Nada justifica separar da mãe uma criança de 11 anos, vítima de estupro. Não há fundamento para que a Justiça tenha mandado a menina para um abrigo e negado o direito ao aborto. A única explicação para a atrocidade que aconteceu em Santa Catarina nesta semana é o legado deixado pela ex-ministra da Mulher, da Família e dos Direitos Humanos, Damares Alves.
O caso revelado pelo Intercept mostra que o filme de terror que já havia começado pela violência sexual ganhou crueldade. O hospital negou o procedimento, a promotora Mirella Dutra Alberton pediu que a menina fosse para uma instituição, medida acatada pela juíza Joana Ribeiro Zimmer, que ressaltou a importância de "proteger o bebê".
Já vimos esse filme. Em 2020, reportagem da Folha mostrou que a então ministra agiu nos bastidores para impedir que uma capixaba de 10 anos fosse submetida a um aborto. O nome da criança foi vazado, os responsáveis, achacados, perseguidos, ameaçados. Como a história do Espírito Santo, a de Santa Catarina ganhou repercussão e deixa evidente que a ação de Damares validou que autoridades atropelem o Estado de Direito por crenças pessoais. Duvido que sejam casos isolados.
A juíza Joana Ribeiro Zimmer protagonizou uma das cenas mais grotescas da história do país. Na audiência com a criança, perguntou se ela queria escolher o nome do bebê, tratou o estuprador como "pai", pressionou a menina a aguentar "mais um pouquinho" a gestação para que ela não visse o "bebê" ser tirado de sua barriga e ficasse agonizando até morrer. Isso é tortura psicológica.

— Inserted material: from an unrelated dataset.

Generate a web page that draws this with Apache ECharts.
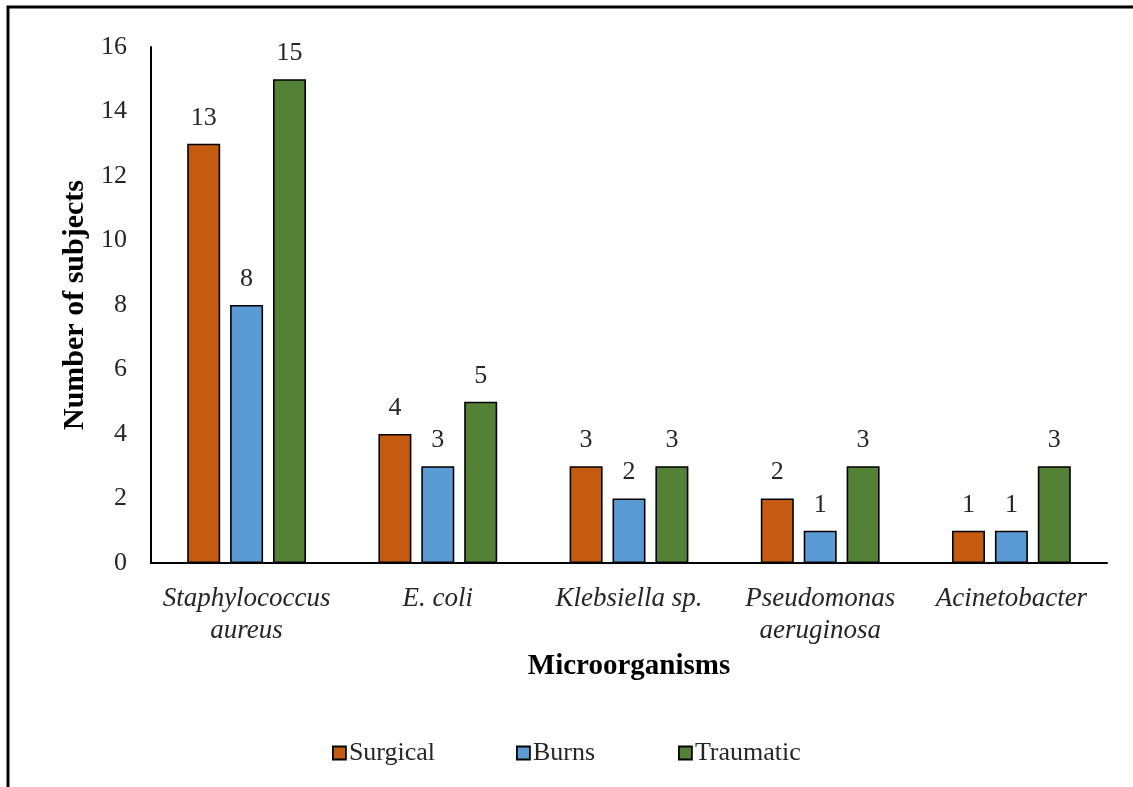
<!DOCTYPE html>
<html>
<head>
<meta charset="utf-8">
<script src="https://cdn.jsdelivr.net/npm/echarts@6/dist/echarts.min.js"></script>
<style>
  html, body { margin: 0; padding: 0; background: #fff; }
  #chart { width: 1133px; height: 787px; }
</style>
</head>
<body>
<div id="chart"></div>
<script>
// Microorganisms isolated per wound type
const categories = ['Staphylococcus\naureus', 'E. coli', 'Klebsiella sp.', 'Pseudomonas\naeruginosa', 'Acinetobacter'];
const surgical = [13, 4, 3, 2, 1];
const burns = [8, 3, 2, 1, 1];
const traumatic = [15, 5, 3, 3, 3];
const seriesNames = ['Surgical', 'Burns', 'Traumatic'];
const seriesColors = ['#C55A11', '#5B9BD5', '#538135'];
const yTicks = { min: 0, max: 16, interval: 2 };

const serif = '"Liberation Serif", "Times New Roman", serif';
const chart = echarts.init(document.getElementById('chart'), null, { renderer: 'canvas' });

function barSeries(name, data, color) {
  return {
    name: name,
    type: 'bar',
    data: data,
    barWidth: 33,
    barGap: '30%',
    itemStyle: { color: color, borderColor: '#000', borderWidth: 1.6 },
    label: {
      show: true,
      position: 'top',
      distance: 13,
      fontFamily: serif,
      fontSize: 26,
      color: '#262626'
    }
  };
}

// one legend block per series, laid out in fixed slots along the bottom
const legendLeft = [327, 511, 673];
const legends = seriesNames.map((n, i) => ({
  data: [n],
  left: legendLeft[i],
  top: 735,
  itemWidth: 13,
  itemHeight: 13,
  icon: 'rect',
  textStyle: { fontFamily: serif, fontSize: 26, color: '#262626', padding: [0, 0, 0, -2] },
  itemStyle: { borderColor: '#000', borderWidth: 1.8 }
}));

chart.setOption({
  animation: false,
  backgroundColor: '#fff',
  graphic: [{
    type: 'rect',
    shape: { x: 8, y: 7, width: 1200, height: 900 },
    style: { fill: 'none', stroke: '#000', lineWidth: 3 },
    z: 100
  }],
  grid: { left: 151, right: 26, top: 47, bottom: 224 },
  legend: legends,
  xAxis: {
    type: 'category',
    data: categories,
    name: 'Microorganisms',
    nameLocation: 'middle',
    nameGap: 88,
    nameTextStyle: { fontFamily: serif, fontSize: 29, fontWeight: 'bold', color: '#000' },
    axisLine: { lineStyle: { color: '#000', width: 2 } },
    axisTick: { show: false },
    axisLabel: {
      interval: 0,
      margin: 20,
      fontFamily: serif,
      fontStyle: 'italic',
      fontSize: 27,
      lineHeight: 32,
      color: '#262626'
    }
  },
  yAxis: {
    type: 'value',
    min: yTicks.min,
    max: yTicks.max,
    interval: yTicks.interval,
    name: 'Number of subjects',
    nameLocation: 'middle',
    nameGap: 61,
    nameTextStyle: { fontFamily: serif, fontSize: 30, fontWeight: 'bold', color: '#000' },
    axisLine: { show: true, lineStyle: { color: '#000', width: 2 } },
    axisTick: { show: false },
    splitLine: { show: false },
    axisLabel: { margin: 24, fontFamily: serif, fontSize: 26, color: '#262626' }
  },
  series: [
    barSeries(seriesNames[0], surgical, seriesColors[0]),
    barSeries(seriesNames[1], burns, seriesColors[1]),
    barSeries(seriesNames[2], traumatic, seriesColors[2])
  ]
});
</script>
</body>
</html>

O que aconteceu com a juíza? Foi transferida. O que vai acontecer com essa criança? Teve a vida destruída pela caneta do Estado, empunhada por gente que adota o "método Damares" para cometer injustiças porque acredita que o país deveria ser uma teocracia. Se você viu "O Conto de Aia", digo uma coisa: not under my eyes.